La pintura es de principios del XIX, obra de Pierre Lacour, un pintor del XVIII al que cuando la realizó le faltaban muy pocos años para morir. Siempre que estoy en Burdeos visito este museo -tiene otro cuadro que me fascina: Rolla, de Henri Gervex, que Marías empleó para su Corazón tan blanco- y estoy un buen rato sentado ante la pintura de Lacour. Porque una de las virtudes de Burdeos es que su ribera apenas ha cambiado: los edificios son casi todos los mismos y es, esa fachada fluvial, uno de los grandes lujos -estoy hablando de belleza- de la ciudad. Ahora, donde estuvieron los viejos muelles hay un gran paseo paralelo al Garona.

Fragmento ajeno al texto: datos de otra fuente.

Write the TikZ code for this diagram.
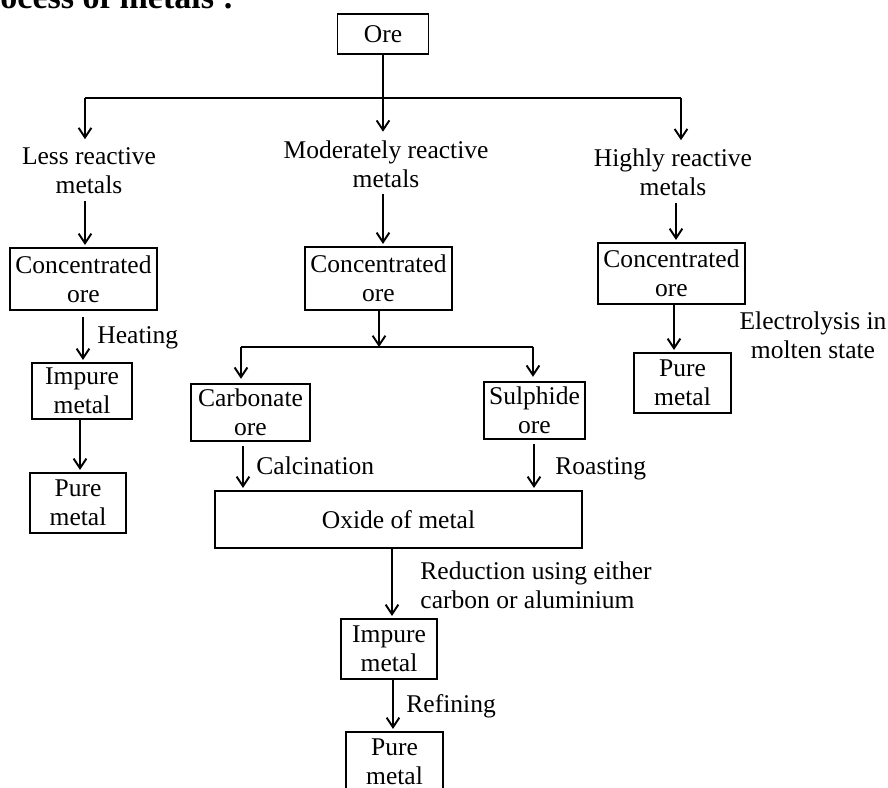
\documentclass[tikz,border=0pt]{standalone}
\usepackage{fontspec}
\setmainfont{Liberation Serif}
\usetikzlibrary{arrows.meta}
\newcommand\pxu{0.47pt}

\begin{document}
\begin{tikzpicture}[x=0.47pt, y=-0.47pt,
	font=\fontsize{12}{13.5}\selectfont,
	box/.style 2 args={draw, line width=0.9pt, align=center, inner sep=0pt,
		minimum width=#1*\pxu, minimum height=#2*\pxu},
	lbl/.style={align=center, inner sep=3pt},
	side/.style={inner sep=0pt, align=left},
	arr/.style={line width=0.9pt, -{Straight Barb[length=4.5pt,width=6pt]}, shorten >=1pt},
	bar/.style={line width=0.9pt}]
	\useasboundingbox (0,0) rectangle (888,787);
	\node[side, anchor=base west, font=\fontsize{16}{18}\selectfont\bfseries] (title) at (0,8) {ocess of metals :};
	
	\node[box={91}{40}] (ore) at (383,34) {Ore};
	\node[lbl] (less) at (89,171) {Less reactive\\metals};
	\node[lbl] (mod) at (386,164) {Moderately reactive\\metals};
	\node[lbl] (high) at (673,172.5) {Highly reactive\\metals};
	\coordinate (barL) at (85,98);
	\coordinate (barR) at (681,98);
	\draw[bar] (barL) -- (barR);
	\draw[arr] (ore) -- (ore |- mod.north);
	\draw[arr] (barL) -- (barL |- less.north);
	\draw[arr] (barR) -- (barR |- high.north);
	
	\node[box={147}{62}] (lessConc) at (83.5,279) {Concentrated\\ore};
	\node[box={100}{56}] (lessImp) at (82,391) {Impure\\metal};
	\node[box={96}{60}] (lessPure) at (78,503) {Pure\\metal};
	\draw[arr] (85,0 |- less.south) -- (85,0 |- lessConc.north);
	\draw[arr, shorten <=3pt] (83,0 |- lessConc.south) -- (83,0 |- lessImp.north);
	\node[side, anchor=base west] (heat) at (97,343) {Heating};
	\draw[arr] (80,0 |- lessImp.south) -- (80,0 |- lessPure.north);
	
	\node[box={147}{63}] (modConc) at (378.5,278.5) {Concentrated\\ore};
	\draw[arr] (383,0 |- mod.south) -- (383,0 |- modConc.north);
	\coordinate (brL) at (241,347);
	\coordinate (brR) at (533,347);
	\draw[arr, shorten >=0pt] (379,0 |- modConc.south) -- (379,0 |- brL);
	\draw[bar] (brL) -- (brR);
	\node[box={119}{57}] (carb) at (250.5,412.5) {Carbonate\\ore};
	\node[box={101}{57}] (sulph) at (534.5,410.5) {Sulphide\\ore};
	\draw[arr, shorten >=2pt] (brL) -- (brL |- carb.north);
	\draw[arr, shorten >=2pt] (brR) -- (brR |- sulph.north);
	\node[box={367}{57}] (oxide) at (398.5,519.5) {Oxide of metal};
	\draw[arr, shorten <=2pt] (243,0 |- carb.south) -- (243,0 |- oxide.north);
	\node[side, anchor=base west] (calc) at (256,474) {Calcination};
	\draw[arr, shorten <=2pt] (534,0 |- sulph.south) -- (534,0 |- oxide.north);
	\node[side, anchor=base west] (roast) at (555,474) {Roasting};
	\node[box={96}{60}] (modImp) at (389,649) {Impure\\metal};
	\draw[arr] (392,0 |- oxide.south) -- (392,0 |- modImp.north);
	\node[side, anchor=west] (reduc) at (420,585.5) {Reduction using either\\carbon or aluminium};
	\node[box={97}{60}] (modPure) at (394.5,762) {Pure\\metal};
	\draw[arr] (393,0 |- modImp.south) -- (393,0 |- modPure.north);
	\node[side, anchor=base west] (refine) at (406,712) {Refining};
	
	\node[box={147}{61}] (highConc) at (671.5,273.5) {Concentrated\\ore};
	\node[box={97}{60}] (highPure) at (682.5,383) {Pure\\metal};
	\draw[arr] (676,0 |- high.south) -- (676,0 |- highConc.north);
	\draw[arr] (674,0 |- highConc.south) -- (674,0 |- highPure.north);
	\node[lbl] (electro) at (813,335) {Electrolysis in\\molten state};
\end{tikzpicture}
\end{document}
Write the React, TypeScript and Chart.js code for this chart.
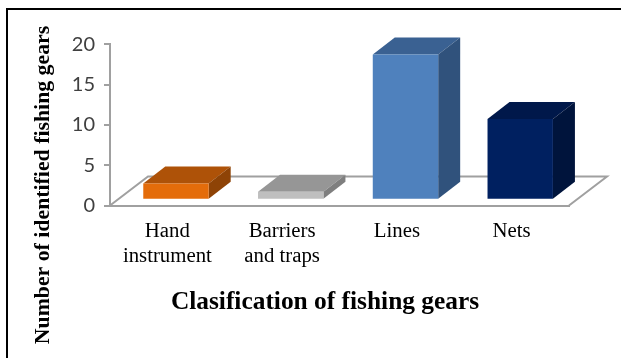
import React, { useEffect, useRef } from "react";
import { Chart, registerables } from "chart.js";

Chart.register(...registerables);

const categories = [["Hand", "instrument"], ["Barriers", "and traps"], ["Lines"], ["Nets"]];
const gearCounts = [2, 1, 18, 10];
const yTicks = [0, 5, 10, 15, 20];
const frontColors = ["#E46C0A", "#BFBFBF", "#4F81BD", "#002060"];
const topColors = ["#AE5208", "#969696", "#3A6192", "#00184A"];
const sideColors = ["#8E4306", "#7F7F7F", "#30527C", "#00143C"];
const xTitle = "Clasification of fishing gears";
const yTitle = "Number of identified fishing gears";

// Oblique projection used for the floor and for the bars standing on it.
const DEPTH_X = 22;
const DEPTH_Y = 17;
const FLOOR_DX = 38;
const FLOOR_DY = 29;
const BAR_SHIFT_X = 8.6;
const BAR_SHIFT_Y = -5.8;

const polygon = (ctx: CanvasRenderingContext2D, pts: number[][], fill: string) => {
  ctx.beginPath();
  pts.forEach(([x, y], i) => (i ? ctx.lineTo(x, y) : ctx.moveTo(x, y)));
  ctx.closePath();
  ctx.fillStyle = fill;
  ctx.fill();
};

const pseudo3d = {
  id: "pseudo3d",
  beforeDraw(chart: any) {
    const { ctx, chartArea: a } = chart;
    ctx.save();
    // Frame around the figure: only the top and left edges are visible.
    ctx.fillStyle = "#000";
    ctx.fillRect(6, 8, 615, 2);
    ctx.fillRect(6, 8, 2, 350);
    // Floor outline.
    ctx.strokeStyle = "#A0A0A0";
    ctx.lineWidth = 2;
    ctx.beginPath();
    ctx.moveTo(a.left, a.bottom);
    ctx.lineTo(a.left + FLOOR_DX, a.bottom - FLOOR_DY);
    ctx.lineTo(a.right + FLOOR_DX, a.bottom - FLOOR_DY);
    ctx.lineTo(a.right, a.bottom);
    ctx.stroke();
    ctx.restore();
  },
  beforeDatasetsDraw(chart: any) {
    const { ctx } = chart;
    ctx.save();
    chart.getDatasetMeta(0).data.forEach((bar: any, i: number) => {
      const left = bar.x - bar.width / 2 + BAR_SHIFT_X;
      const right = bar.x + bar.width / 2 + BAR_SHIFT_X;
      const top = bar.y + BAR_SHIFT_Y;
      const bottom = bar.base + BAR_SHIFT_Y;
      polygon(ctx, [[left, top], [right, top], [right + DEPTH_X, top - DEPTH_Y], [left + DEPTH_X, top - DEPTH_Y]], topColors[i]);
      polygon(ctx, [[right, top], [right + DEPTH_X, top - DEPTH_Y], [right + DEPTH_X, bottom - DEPTH_Y], [right, bottom]], sideColors[i]);
    });
    ctx.restore();
    // The front faces drawn by the library sit on the floor, not on the axis line.
    ctx.save();
    ctx.translate(BAR_SHIFT_X, BAR_SHIFT_Y);
  },
  afterDatasetsDraw(chart: any) {
    const { ctx } = chart;
    ctx.restore();
    ctx.save();
    ctx.fillStyle = "#000";
    ctx.textAlign = "center";
    ctx.textBaseline = "middle";
    ctx.font = "bold 25.4px 'Liberation Serif'";
    ctx.fillText(xTitle, 325, 302);
    ctx.translate(43, 185);
    ctx.rotate(-Math.PI / 2);
    ctx.font = "bold 21.8px 'Liberation Serif'";
    ctx.fillText(yTitle, 0, 0);
    ctx.restore();
  },
};

export default function App() {
  const ref = useRef<HTMLCanvasElement>(null);
  useEffect(() => {
    const chart = new Chart(ref.current!, {
      type: "bar",
      data: {
        labels: categories,
        datasets: [{ data: gearCounts, backgroundColor: frontColors, borderWidth: 0, categoryPercentage: 1, barPercentage: 0.57 }],
      },
      plugins: [pseudo3d],
      options: {
        responsive: false,
        animation: false,
        layout: { padding: { top: 44.3, right: 52, left: 0, bottom: 0 } },
        plugins: { legend: { display: false }, tooltip: { enabled: false }, title: { display: false } },
        scales: {
          x: {
            afterFit: (s: any) => { s.height = 152.5; },
            grid: { display: false },
            border: { color: "#A0A0A0", width: 2 },
            ticks: { color: "#000", padding: 6, maxRotation: 0, autoSkip: false, font: { family: "Liberation Serif", size: 20.8, lineHeight: 1.2 } },
          },
          y: {
            min: 0,
            max: 20,
            afterFit: (s: any) => { s.width = 110; },
            afterBuildTicks: (s: any) => { s.ticks = yTicks.map((value) => ({ value })); },
            grid: { drawOnChartArea: false, tickLength: 6, color: "#A0A0A0", lineWidth: 2 },
            border: { color: "#A0A0A0", width: 2 },
            ticks: { color: "#404040", padding: 9, font: { family: "Lato", size: 20 } },
          },
        },
      },
    });
    return () => chart.destroy();
  }, []);
  return <canvas ref={ref} width={621} height={358} style={{ position: "absolute", left: 0, top: 0, display: "block", background: "#fff" }} />;
}
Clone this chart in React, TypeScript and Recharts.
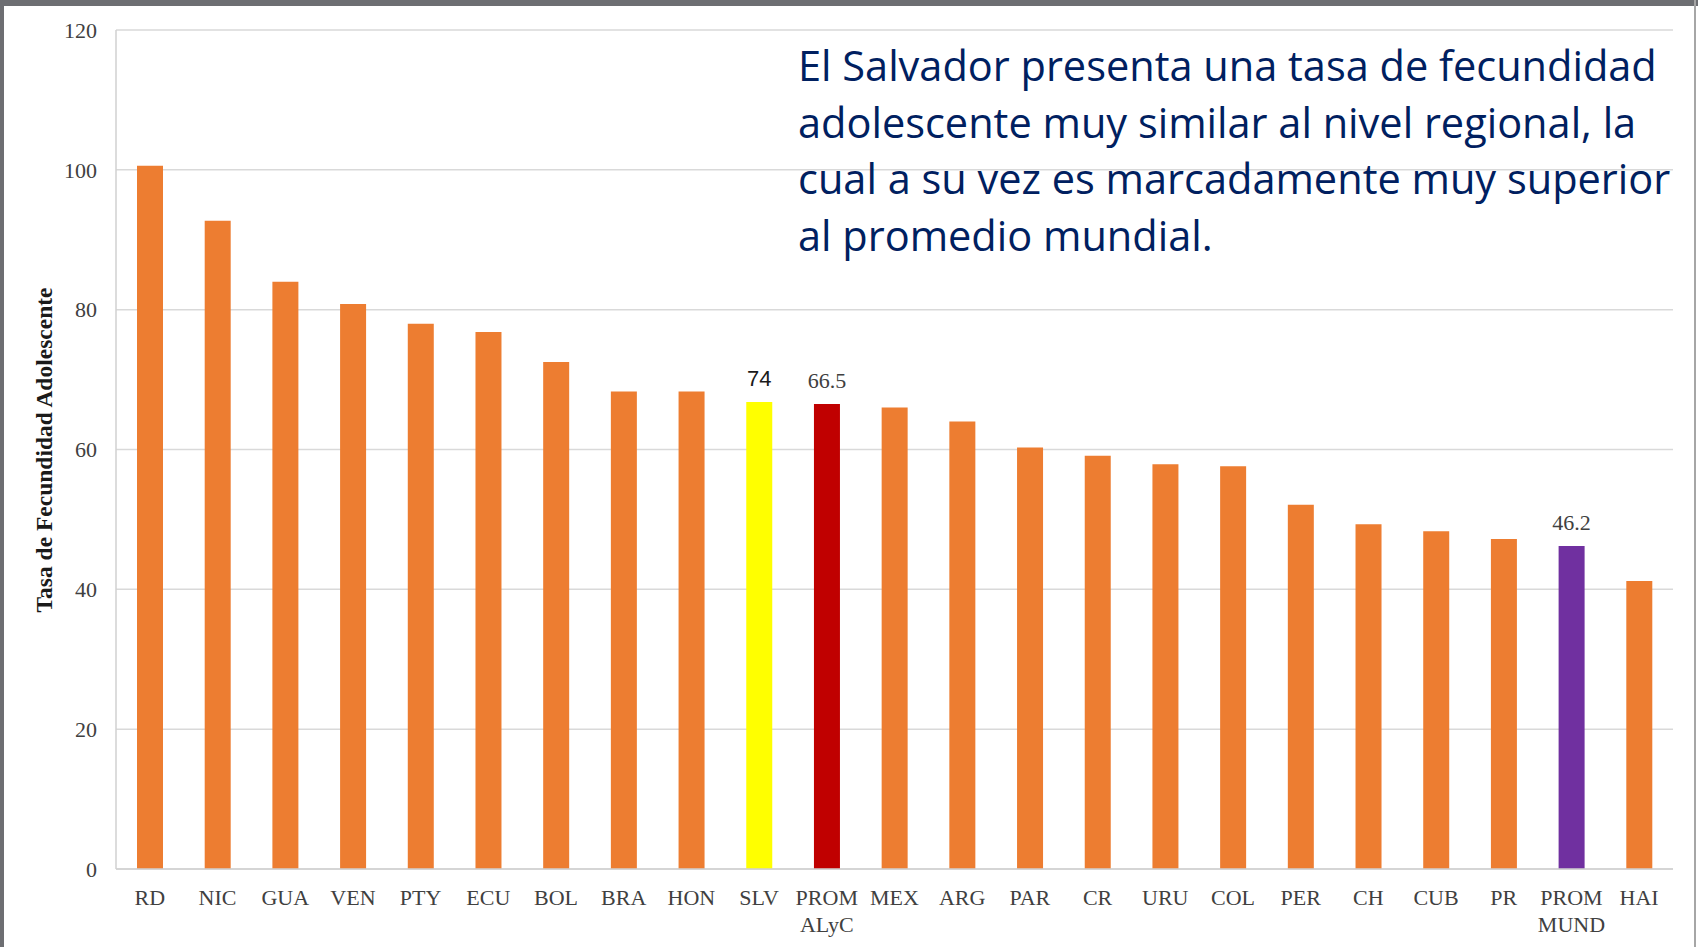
import { BarChart, Bar, XAxis, YAxis, CartesianGrid, Cell, LabelList } from "recharts";

const categories = [
  "RD", "NIC", "GUA", "VEN", "PTY", "ECU", "BOL", "BRA", "HON", "SLV", "PROM\nALyC", "MEX",
  "ARG", "PAR", "CR", "URU", "COL", "PER", "CH", "CUB", "PR", "PROM\nMUND", "HAI",
];

const rates = [
  100.6, 92.7, 84.0, 80.8, 78.0, 76.8, 72.5, 68.3, 68.3, 66.8, 66.5, 66.0,
  64.0, 60.3, 59.1, 57.9, 57.6, 52.1, 49.3, 48.3, 47.2, 46.2, 41.2,
];

const valueLabels = [
  "", "", "", "", "", "", "", "", "", "74", "66.5", "",
  "", "", "", "", "", "", "", "", "", "46.2", "",
];

const yTicks = [0, 20, 40, 60, 80, 100, 120];

const noteLines = [
  "El Salvador presenta una tasa de fecundidad",
  "adolescente muy similar al nivel regional, la",
  "cual a su vez es marcadamente muy superior",
  "al promedio mundial.",
];

// highlighted bars, everything else is orange
const barColors: Record<string, string> = {
  SLV: "#FFFF00",
  "PROM\nALyC": "#C00000",
  "PROM\nMUND": "#7030A0",
};
const ORANGE = "#ED7D31";

const chartData = categories.map((name, i) => ({
  name,
  rate: rates[i],
  label: valueLabels[i],
}));

const CategoryTick = (props: any) => {
  const { x, y, payload } = props;
  const lines = String(payload.value).split("\n");
  return (
    <text
      x={x}
      y={y + 36}
      textAnchor="middle"
      fill="#404040"
      fontFamily="'Liberation Serif', 'Times New Roman', serif"
      fontSize={22}
    >
      {lines.map((line, i) => (
        <tspan key={i} x={x} dy={i === 0 ? 0 : 27}>
          {line}
        </tspan>
      ))}
    </text>
  );
};

const ValueLabel = (props: any) => {
  const { x, y, width, value, index } = props;
  if (!value) return null;
  const sans = categories[index] === "SLV";
  return (
    <text
      x={x + width / 2}
      y={y - 16}
      textAnchor="middle"
      fill={sans ? "#1a1a1a" : "#404040"}
      fontFamily={sans ? "'Liberation Sans', Arial, sans-serif" : "'Liberation Serif', 'Times New Roman', serif"}
      fontSize={22}
    >
      {value}
    </text>
  );
};

const AxisTitle = () => (
  <text
    x={44}
    y={450}
    transform="rotate(-90, 44, 450)"
    textAnchor="middle"
    dominantBaseline="central"
    fill="#1a1a1a"
    fontFamily="'Liberation Serif', 'Times New Roman', serif"
    fontWeight="bold"
    fontSize={23.5}
  >
    Tasa de Fecundidad Adolescente
  </text>
);

export default function App() {
  return (
    <div style={{ position: "absolute", left: 0, top: 0, width: 1698, height: 947, background: "#fff", overflow: "hidden" }}>
      <BarChart
        width={1698}
        height={947}
        data={chartData}
        margin={{ top: 30, right: 25, left: 0, bottom: 0 }}
      >
        <CartesianGrid vertical={false} stroke="#d9d9d9" strokeWidth={1.5} />
        <XAxis
          dataKey="name"
          interval={0}
          height={78}
          tickLine={false}
          tickSize={0}
          tickMargin={0}
          axisLine={{ stroke: "#d0d0d0", strokeWidth: 1.5 }}
          tick={<CategoryTick />}
        />
        <YAxis
          width={116}
          domain={[0, 120]}
          ticks={yTicks}
          tickLine={false}
          tickSize={0}
          tickMargin={19}
          axisLine={{ stroke: "#d0d0d0", strokeWidth: 1.5 }}
          tick={{ fill: "#404040", fontSize: 22, fontFamily: "'Liberation Serif', 'Times New Roman', serif" }}
          label={<AxisTitle />}
        />
        <Bar dataKey="rate" barSize={26} isAnimationActive={false}>
          {chartData.map((d) => (
            <Cell key={d.name} fill={barColors[d.name] ?? ORANGE} />
          ))}
          <LabelList dataKey="label" content={<ValueLabel />} />
        </Bar>
      </BarChart>

      <div
        style={{
          position: "absolute",
          left: 798,
          top: 37,
          color: "#002060",
          fontFamily: "'Open Sans', Lato, sans-serif",
          fontSize: 41.5,
          lineHeight: "56.5px",
          whiteSpace: "nowrap",
        }}
      >
        {noteLines.map((line) => (
          <div key={line}>{line}</div>
        ))}
      </div>

      {/* slide frame */}
      <div style={{ position: "absolute", left: 0, top: 0, width: 1698, height: 6, background: "#6d6e72" }} />
      <div style={{ position: "absolute", left: 0, top: 0, width: 4, height: 947, background: "#6d6e72" }} />
      <div style={{ position: "absolute", left: 1694, top: 0, width: 2, height: 947, background: "#a6a6a6" }} />
    </div>
  );
}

Por ese río los bordeleses vieron llegar sus barcos cargados de riquezas de África y Asia. Por él exportaron miles de litros de buen vino e importaron y exportaron a América miles de esclavos también. Hasta un elefante vieron llegar a bordo de un vapor de tres palos, cuyos restos descansan disecados en el Museo de Ciencias Naturales, situado en pleno Jardin Public.

Burdeos es una ciudad que amo y que me ha dado mucho sin pedir nada a cambio, cosa rara en una ciudad donde has vivido. Es el lugar adonde siempre regreso. He vivido en ella distintas temporadas. Lo he hecho en hoteles, pisos e incluso tuve una casa durante casi tres meses donde me encontré como en mi casa. La iglesia del barrio donde estaba situada es la primera que aparece en la literatura francesa: en La Chanson de Roland se deposita en ella el olifante. Cuando uno visita una ciudad es un turista o un viajero, y le quedan -o no- recuerdos concretos de la misma. Cuando ha vivido en ella aporta algunos de sus fantasmas, que se incorporan a la ciudad, de forma benéfica, como propios. Porque cuando uno viaja se lleva a sí mismo, pero cuando vive en una ciudad extranjera se lleva consigo a las personas que quiere o ha querido y allí queda, aunque no lo sepan, su rastro para siempre. Esta semana de resaca electoral, pensaba en alguno de esos fantasmas y de repente he recordado una bandeja que no compré en Las Pulgas del quartier de Saint Michel. Era una bandeja que reproducía una viñeta de Tintín, no sé muy bien si de Los cigarros del faraón o de Stock de Coque. La encontré cara para ser una bandeja que emplearía para desayunar y la dejé en su sitio. Cuando regresé al cabo de unos días con intención de comprarla, se había vendido.

Semanas después me visitaron unos amigos y se instalaron en un pequeño hotel cercano a casa. En estos casos suelo hacer de cicerone y uno de nuestros destinos fue el quartier de Saint Pierre y en él también los llevé a la chamarilera descendiente de españoles. Había al fondo de la tienda otra bandeja tintinesca con motivos de El loto azul: el dragón, Tchang y Tintín. Conté la anécdota de la otra, la perdida, y al poco salimos a la calle con las manos vacías. Minutos después, él nos dijo que le esperásemos y regresó por donde habíamos venido. En esa calle había un edificio derruido y nadie a nuestro alrededor. Al cabo de un rato le vimos volver con la bandeja bajo el brazo. Esta bandeja está en casa desde hace tres años y se le da mucho uso. Burdeos -y él- asoman en la cocina de casa a través de ella. Pero la imagen de mi amigo regresando con ella bajo el brazo no podrá repetirse nunca más. Y cuando vuelva a Burdeos y pase por aquella calle, estará ahí, sonriente y detenido para siempre en el tiempo, como uno de los fantasmas -benéficos- que he aportado a la ciudad.